_Task data_:
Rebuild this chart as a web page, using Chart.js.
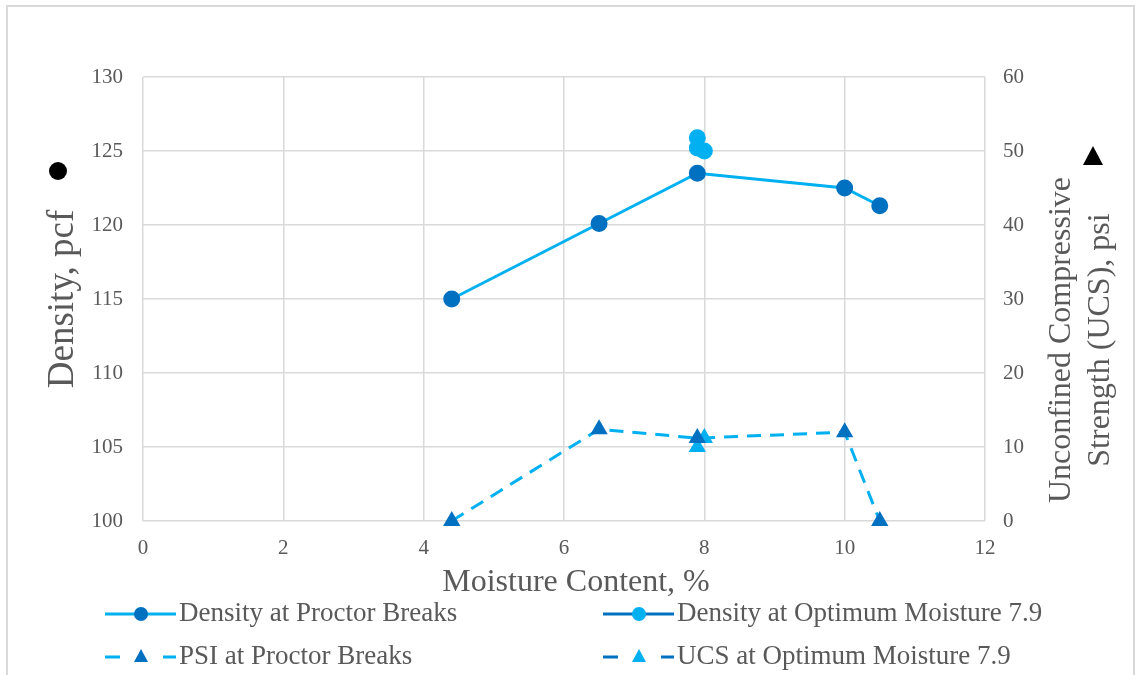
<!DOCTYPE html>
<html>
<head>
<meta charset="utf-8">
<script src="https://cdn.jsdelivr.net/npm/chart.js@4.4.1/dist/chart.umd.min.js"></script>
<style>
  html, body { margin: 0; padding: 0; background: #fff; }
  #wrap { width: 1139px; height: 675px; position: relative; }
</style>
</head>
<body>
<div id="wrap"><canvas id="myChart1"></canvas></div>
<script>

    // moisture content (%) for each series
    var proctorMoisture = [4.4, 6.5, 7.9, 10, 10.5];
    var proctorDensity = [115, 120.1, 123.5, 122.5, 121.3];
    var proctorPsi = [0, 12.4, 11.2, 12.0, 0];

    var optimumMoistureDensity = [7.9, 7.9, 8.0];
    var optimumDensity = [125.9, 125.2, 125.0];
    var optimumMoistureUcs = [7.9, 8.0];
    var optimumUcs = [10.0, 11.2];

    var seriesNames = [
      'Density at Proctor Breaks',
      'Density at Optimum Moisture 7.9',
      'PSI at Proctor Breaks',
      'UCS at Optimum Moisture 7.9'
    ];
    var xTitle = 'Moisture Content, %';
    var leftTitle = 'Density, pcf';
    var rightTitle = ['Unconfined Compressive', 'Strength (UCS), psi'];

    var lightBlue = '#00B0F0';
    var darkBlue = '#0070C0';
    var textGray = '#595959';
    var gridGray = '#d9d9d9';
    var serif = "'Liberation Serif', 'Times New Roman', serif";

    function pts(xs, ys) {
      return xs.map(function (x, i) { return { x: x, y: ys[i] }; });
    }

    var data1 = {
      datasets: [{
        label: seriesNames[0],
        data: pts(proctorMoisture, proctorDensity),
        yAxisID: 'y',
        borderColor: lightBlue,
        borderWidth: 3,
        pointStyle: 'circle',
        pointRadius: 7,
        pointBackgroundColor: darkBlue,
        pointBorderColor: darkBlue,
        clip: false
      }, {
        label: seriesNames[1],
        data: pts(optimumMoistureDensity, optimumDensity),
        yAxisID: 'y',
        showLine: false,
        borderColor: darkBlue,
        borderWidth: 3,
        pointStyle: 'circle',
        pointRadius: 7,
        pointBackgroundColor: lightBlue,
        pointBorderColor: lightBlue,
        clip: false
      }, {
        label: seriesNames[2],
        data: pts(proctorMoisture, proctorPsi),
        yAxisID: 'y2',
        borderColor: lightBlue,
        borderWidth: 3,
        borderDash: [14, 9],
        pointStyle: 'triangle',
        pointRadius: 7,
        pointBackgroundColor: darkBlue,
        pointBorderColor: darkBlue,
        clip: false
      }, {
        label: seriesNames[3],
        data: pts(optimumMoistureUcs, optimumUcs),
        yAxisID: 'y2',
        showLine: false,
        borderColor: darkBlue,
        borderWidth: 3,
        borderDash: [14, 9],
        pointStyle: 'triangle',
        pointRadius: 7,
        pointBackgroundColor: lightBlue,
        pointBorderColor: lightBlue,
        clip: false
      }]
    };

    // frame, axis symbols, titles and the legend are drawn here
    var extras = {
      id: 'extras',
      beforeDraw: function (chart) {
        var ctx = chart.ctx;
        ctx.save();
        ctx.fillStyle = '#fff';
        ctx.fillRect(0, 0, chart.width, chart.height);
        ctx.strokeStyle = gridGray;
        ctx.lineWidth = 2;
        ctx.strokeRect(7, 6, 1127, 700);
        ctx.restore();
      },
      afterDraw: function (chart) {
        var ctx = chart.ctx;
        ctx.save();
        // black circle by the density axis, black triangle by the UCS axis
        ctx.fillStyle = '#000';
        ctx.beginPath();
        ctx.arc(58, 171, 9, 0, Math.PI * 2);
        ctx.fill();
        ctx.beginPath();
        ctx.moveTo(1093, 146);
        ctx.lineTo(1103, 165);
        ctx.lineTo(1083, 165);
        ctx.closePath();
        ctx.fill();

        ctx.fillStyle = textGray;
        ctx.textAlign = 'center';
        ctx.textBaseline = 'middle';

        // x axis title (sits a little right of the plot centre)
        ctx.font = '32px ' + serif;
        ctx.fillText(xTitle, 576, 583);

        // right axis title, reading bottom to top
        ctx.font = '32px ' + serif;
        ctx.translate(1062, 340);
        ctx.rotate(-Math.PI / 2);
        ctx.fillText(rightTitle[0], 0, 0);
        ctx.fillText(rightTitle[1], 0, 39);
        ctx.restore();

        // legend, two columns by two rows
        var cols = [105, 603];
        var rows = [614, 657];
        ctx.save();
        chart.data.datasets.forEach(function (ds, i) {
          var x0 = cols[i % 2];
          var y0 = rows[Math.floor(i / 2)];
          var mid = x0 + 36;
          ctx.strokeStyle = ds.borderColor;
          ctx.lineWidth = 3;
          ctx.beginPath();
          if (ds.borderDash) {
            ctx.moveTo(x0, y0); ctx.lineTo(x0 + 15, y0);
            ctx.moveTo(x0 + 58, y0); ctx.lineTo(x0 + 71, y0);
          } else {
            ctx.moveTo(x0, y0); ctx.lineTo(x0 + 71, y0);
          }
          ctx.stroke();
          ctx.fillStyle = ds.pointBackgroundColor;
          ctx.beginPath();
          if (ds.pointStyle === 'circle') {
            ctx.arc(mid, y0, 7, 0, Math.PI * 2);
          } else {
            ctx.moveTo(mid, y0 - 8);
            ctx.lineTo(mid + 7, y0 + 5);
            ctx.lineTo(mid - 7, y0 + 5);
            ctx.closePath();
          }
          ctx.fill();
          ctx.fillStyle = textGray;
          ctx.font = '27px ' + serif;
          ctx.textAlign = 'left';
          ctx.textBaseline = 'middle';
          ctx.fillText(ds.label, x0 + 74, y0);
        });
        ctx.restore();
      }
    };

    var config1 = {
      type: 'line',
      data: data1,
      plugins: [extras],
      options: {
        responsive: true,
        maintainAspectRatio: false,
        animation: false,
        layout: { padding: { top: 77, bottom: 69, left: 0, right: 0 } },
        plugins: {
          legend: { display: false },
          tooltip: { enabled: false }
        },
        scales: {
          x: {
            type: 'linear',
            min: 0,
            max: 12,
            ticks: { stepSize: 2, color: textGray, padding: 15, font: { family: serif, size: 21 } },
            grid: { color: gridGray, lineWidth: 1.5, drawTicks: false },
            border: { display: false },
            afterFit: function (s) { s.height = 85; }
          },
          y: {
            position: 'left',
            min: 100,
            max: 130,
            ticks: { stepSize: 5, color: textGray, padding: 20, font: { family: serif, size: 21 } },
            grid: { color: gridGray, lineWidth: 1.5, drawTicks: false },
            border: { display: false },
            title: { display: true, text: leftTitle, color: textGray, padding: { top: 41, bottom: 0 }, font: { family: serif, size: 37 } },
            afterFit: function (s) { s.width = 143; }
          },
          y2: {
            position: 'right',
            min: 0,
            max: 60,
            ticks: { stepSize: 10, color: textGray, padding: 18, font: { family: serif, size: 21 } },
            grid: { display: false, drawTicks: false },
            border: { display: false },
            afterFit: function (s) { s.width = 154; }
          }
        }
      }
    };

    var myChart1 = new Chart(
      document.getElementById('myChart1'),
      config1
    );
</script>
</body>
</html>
* * *
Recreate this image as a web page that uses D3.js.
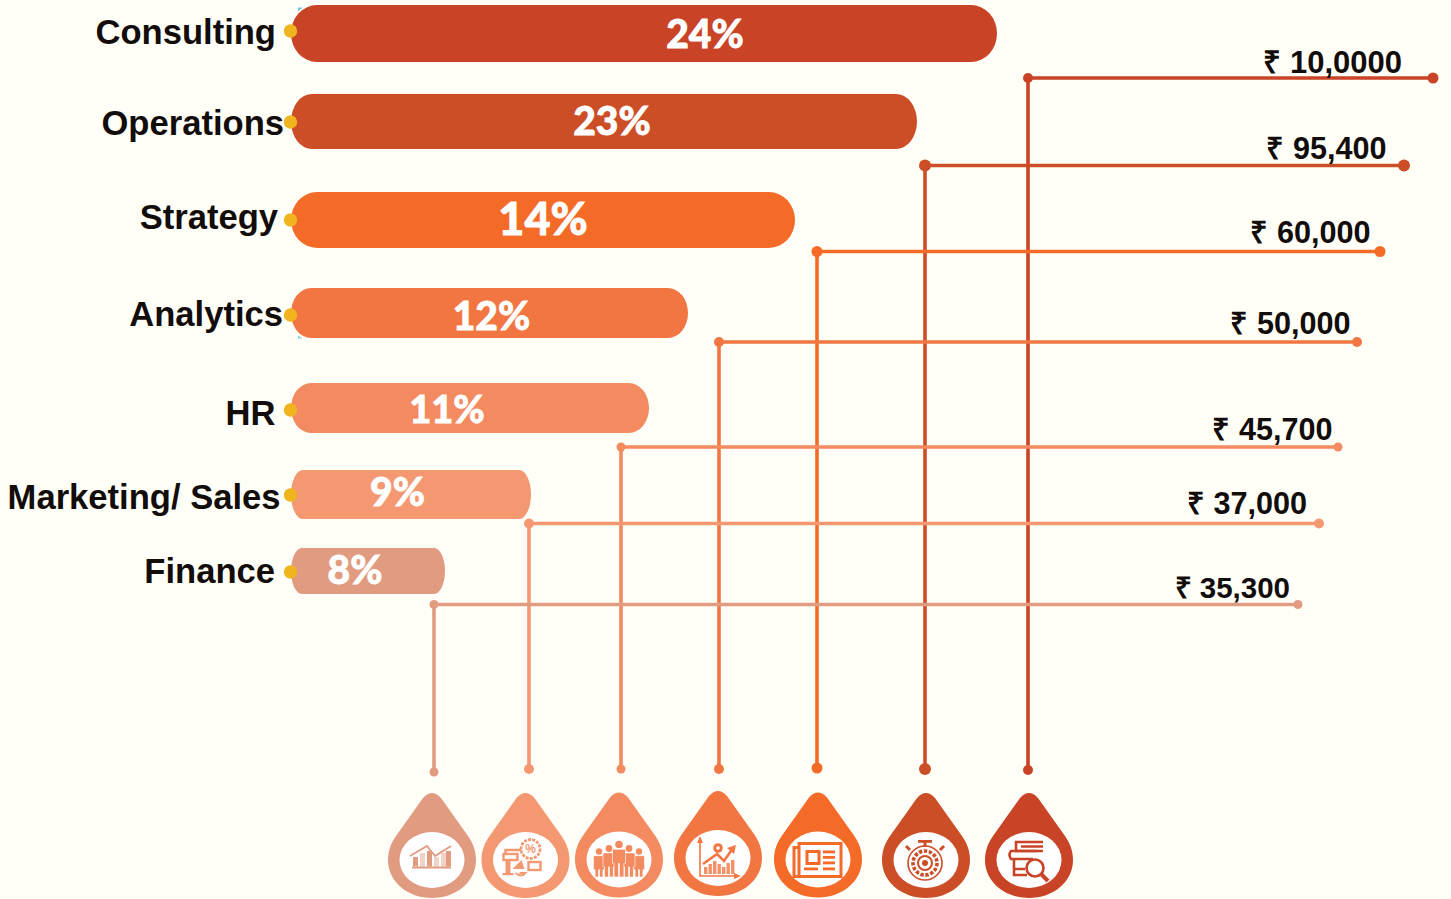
==
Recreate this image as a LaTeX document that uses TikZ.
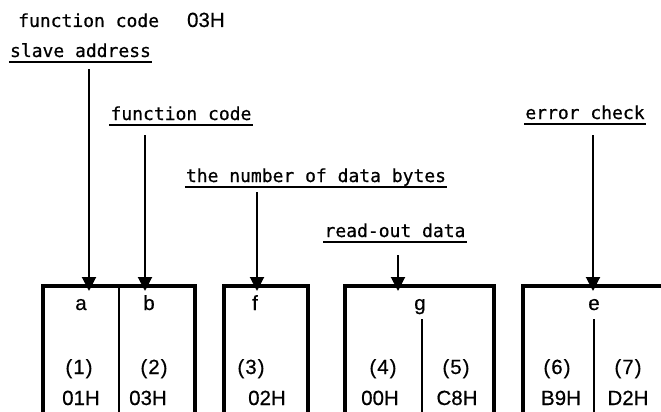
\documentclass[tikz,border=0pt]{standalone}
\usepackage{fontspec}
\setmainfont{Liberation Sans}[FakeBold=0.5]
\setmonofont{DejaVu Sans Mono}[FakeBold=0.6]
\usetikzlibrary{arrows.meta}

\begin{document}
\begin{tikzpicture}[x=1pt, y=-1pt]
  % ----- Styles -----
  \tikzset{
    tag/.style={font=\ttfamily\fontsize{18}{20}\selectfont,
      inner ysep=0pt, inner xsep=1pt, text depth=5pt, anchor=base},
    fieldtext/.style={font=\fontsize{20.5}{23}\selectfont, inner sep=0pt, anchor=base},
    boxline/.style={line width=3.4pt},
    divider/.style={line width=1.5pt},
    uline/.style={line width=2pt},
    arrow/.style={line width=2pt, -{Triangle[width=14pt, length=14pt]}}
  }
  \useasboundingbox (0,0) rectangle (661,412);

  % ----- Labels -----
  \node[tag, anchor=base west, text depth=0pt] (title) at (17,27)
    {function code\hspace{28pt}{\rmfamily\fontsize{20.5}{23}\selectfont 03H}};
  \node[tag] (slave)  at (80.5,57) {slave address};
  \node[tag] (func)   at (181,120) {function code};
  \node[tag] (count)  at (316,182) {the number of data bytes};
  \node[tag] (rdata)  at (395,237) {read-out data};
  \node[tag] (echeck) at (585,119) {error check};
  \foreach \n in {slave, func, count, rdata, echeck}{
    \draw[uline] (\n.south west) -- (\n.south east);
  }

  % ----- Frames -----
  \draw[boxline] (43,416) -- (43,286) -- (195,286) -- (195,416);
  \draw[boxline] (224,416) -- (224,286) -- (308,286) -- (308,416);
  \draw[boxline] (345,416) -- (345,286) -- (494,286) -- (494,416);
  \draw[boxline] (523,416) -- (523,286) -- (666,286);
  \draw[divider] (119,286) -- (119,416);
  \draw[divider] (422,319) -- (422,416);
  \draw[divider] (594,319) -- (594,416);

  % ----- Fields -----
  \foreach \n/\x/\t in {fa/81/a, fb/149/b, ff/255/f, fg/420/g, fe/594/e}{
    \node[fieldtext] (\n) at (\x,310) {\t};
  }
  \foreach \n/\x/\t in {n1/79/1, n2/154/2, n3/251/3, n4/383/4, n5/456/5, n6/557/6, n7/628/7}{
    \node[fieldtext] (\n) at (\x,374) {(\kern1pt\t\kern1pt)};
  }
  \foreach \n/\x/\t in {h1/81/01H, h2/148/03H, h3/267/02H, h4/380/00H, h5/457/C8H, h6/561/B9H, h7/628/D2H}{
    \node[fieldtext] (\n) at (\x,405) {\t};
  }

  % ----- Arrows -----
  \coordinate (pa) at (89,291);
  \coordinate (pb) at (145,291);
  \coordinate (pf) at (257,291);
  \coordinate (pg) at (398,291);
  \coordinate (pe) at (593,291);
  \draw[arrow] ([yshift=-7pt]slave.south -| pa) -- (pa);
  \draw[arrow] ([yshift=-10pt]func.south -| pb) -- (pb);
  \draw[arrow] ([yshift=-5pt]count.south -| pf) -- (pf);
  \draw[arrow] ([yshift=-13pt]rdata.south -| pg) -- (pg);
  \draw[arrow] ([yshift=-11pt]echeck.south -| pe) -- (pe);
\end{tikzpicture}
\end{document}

_Task_: Give only the count of lines in which the string "Recreate" appears.

_Result of this exercise_: 2